___ ENTRIES SHOWN ___

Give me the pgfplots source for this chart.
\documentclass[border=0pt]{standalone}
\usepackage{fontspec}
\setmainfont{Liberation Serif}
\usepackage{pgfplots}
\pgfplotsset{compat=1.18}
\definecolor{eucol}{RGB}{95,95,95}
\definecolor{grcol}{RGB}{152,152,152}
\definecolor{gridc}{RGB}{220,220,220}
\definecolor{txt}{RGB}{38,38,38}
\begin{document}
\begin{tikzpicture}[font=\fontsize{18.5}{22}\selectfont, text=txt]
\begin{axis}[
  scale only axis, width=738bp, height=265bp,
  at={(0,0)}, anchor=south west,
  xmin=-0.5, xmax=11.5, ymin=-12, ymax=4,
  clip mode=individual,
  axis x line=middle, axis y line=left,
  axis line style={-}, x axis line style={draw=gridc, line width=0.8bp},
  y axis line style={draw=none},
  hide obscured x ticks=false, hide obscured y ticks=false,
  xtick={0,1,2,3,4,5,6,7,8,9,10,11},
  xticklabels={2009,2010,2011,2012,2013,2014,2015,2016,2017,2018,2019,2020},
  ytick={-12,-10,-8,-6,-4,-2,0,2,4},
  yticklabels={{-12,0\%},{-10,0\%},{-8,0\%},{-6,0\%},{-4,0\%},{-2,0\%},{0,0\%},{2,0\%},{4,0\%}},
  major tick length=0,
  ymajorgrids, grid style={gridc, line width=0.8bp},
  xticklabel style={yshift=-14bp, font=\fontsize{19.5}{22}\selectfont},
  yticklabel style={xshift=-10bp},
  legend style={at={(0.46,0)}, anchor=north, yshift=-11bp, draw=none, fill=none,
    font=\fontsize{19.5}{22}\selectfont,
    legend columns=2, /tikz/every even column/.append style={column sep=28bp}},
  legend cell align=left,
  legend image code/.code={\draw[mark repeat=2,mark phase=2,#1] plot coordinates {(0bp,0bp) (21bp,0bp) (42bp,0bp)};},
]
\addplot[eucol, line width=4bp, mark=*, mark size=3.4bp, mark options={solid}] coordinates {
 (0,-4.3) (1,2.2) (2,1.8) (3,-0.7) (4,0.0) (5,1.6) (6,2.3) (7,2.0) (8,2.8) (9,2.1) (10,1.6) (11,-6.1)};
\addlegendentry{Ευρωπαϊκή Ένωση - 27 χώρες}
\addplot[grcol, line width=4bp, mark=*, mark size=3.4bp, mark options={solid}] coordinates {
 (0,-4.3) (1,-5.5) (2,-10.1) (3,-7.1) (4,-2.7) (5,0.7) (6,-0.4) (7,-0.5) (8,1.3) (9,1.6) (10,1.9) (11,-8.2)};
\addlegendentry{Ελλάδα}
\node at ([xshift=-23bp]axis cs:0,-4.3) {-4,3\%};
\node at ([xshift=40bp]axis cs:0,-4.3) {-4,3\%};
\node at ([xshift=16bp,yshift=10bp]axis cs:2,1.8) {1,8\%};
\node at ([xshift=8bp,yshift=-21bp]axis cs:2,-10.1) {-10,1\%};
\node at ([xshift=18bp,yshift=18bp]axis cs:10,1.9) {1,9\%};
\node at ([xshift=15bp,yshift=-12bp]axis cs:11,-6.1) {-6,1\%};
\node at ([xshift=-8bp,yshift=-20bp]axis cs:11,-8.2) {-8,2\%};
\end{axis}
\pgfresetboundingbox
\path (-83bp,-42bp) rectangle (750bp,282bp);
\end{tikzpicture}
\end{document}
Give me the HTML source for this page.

___

• **DIRECTION**
Using the material above, print every entry exactly as written.

• **RESULT OF THE EXERCISE**
Give me the pgfplots source for this chart.
\documentclass[border=0pt]{standalone}
\usepackage{fontspec}
\setmainfont{Liberation Serif}
\usepackage{pgfplots}
\pgfplotsset{compat=1.18}
\definecolor{eucol}{RGB}{95,95,95}
\definecolor{grcol}{RGB}{152,152,152}
\definecolor{gridc}{RGB}{220,220,220}
\definecolor{txt}{RGB}{38,38,38}
\begin{document}
\begin{tikzpicture}[font=\fontsize{18.5}{22}\selectfont, text=txt]
\begin{axis}[
  scale only axis, width=738bp, height=265bp,
  at={(0,0)}, anchor=south west,
  xmin=-0.5, xmax=11.5, ymin=-12, ymax=4,
  clip mode=individual,
  axis x line=middle, axis y line=left,
  axis line style={-}, x axis line style={draw=gridc, line width=0.8bp},
  y axis line style={draw=none},
  hide obscured x ticks=false, hide obscured y ticks=false,
  xtick={0,1,2,3,4,5,6,7,8,9,10,11},
  xticklabels={2009,2010,2011,2012,2013,2014,2015,2016,2017,2018,2019,2020},
  ytick={-12,-10,-8,-6,-4,-2,0,2,4},
  yticklabels={{-12,0\%},{-10,0\%},{-8,0\%},{-6,0\%},{-4,0\%},{-2,0\%},{0,0\%},{2,0\%},{4,0\%}},
  major tick length=0,
  ymajorgrids, grid style={gridc, line width=0.8bp},
  xticklabel style={yshift=-14bp, font=\fontsize{19.5}{22}\selectfont},
  yticklabel style={xshift=-10bp},
  legend style={at={(0.46,0)}, anchor=north, yshift=-11bp, draw=none, fill=none,
    font=\fontsize{19.5}{22}\selectfont,
    legend columns=2, /tikz/every even column/.append style={column sep=28bp}},
  legend cell align=left,
  legend image code/.code={\draw[mark repeat=2,mark phase=2,#1] plot coordinates {(0bp,0bp) (21bp,0bp) (42bp,0bp)};},
]
\addplot[eucol, line width=4bp, mark=*, mark size=3.4bp, mark options={solid}] coordinates {
 (0,-4.3) (1,2.2) (2,1.8) (3,-0.7) (4,0.0) (5,1.6) (6,2.3) (7,2.0) (8,2.8) (9,2.1) (10,1.6) (11,-6.1)};
\addlegendentry{Ευρωπαϊκή Ένωση - 27 χώρες}
\addplot[grcol, line width=4bp, mark=*, mark size=3.4bp, mark options={solid}] coordinates {
 (0,-4.3) (1,-5.5) (2,-10.1) (3,-7.1) (4,-2.7) (5,0.7) (6,-0.4) (7,-0.5) (8,1.3) (9,1.6) (10,1.9) (11,-8.2)};
\addlegendentry{Ελλάδα}
\node at ([xshift=-23bp]axis cs:0,-4.3) {-4,3\%};
\node at ([xshift=40bp]axis cs:0,-4.3) {-4,3\%};
\node at ([xshift=16bp,yshift=10bp]axis cs:2,1.8) {1,8\%};
\node at ([xshift=8bp,yshift=-21bp]axis cs:2,-10.1) {-10,1\%};
\node at ([xshift=18bp,yshift=18bp]axis cs:10,1.9) {1,9\%};
\node at ([xshift=15bp,yshift=-12bp]axis cs:11,-6.1) {-6,1\%};
\node at ([xshift=-8bp,yshift=-20bp]axis cs:11,-8.2) {-8,2\%};
\end{axis}
\pgfresetboundingbox
\path (-83bp,-42bp) rectangle (750bp,282bp);
\end{tikzpicture}
\end{document}
Give me the HTML source for this page.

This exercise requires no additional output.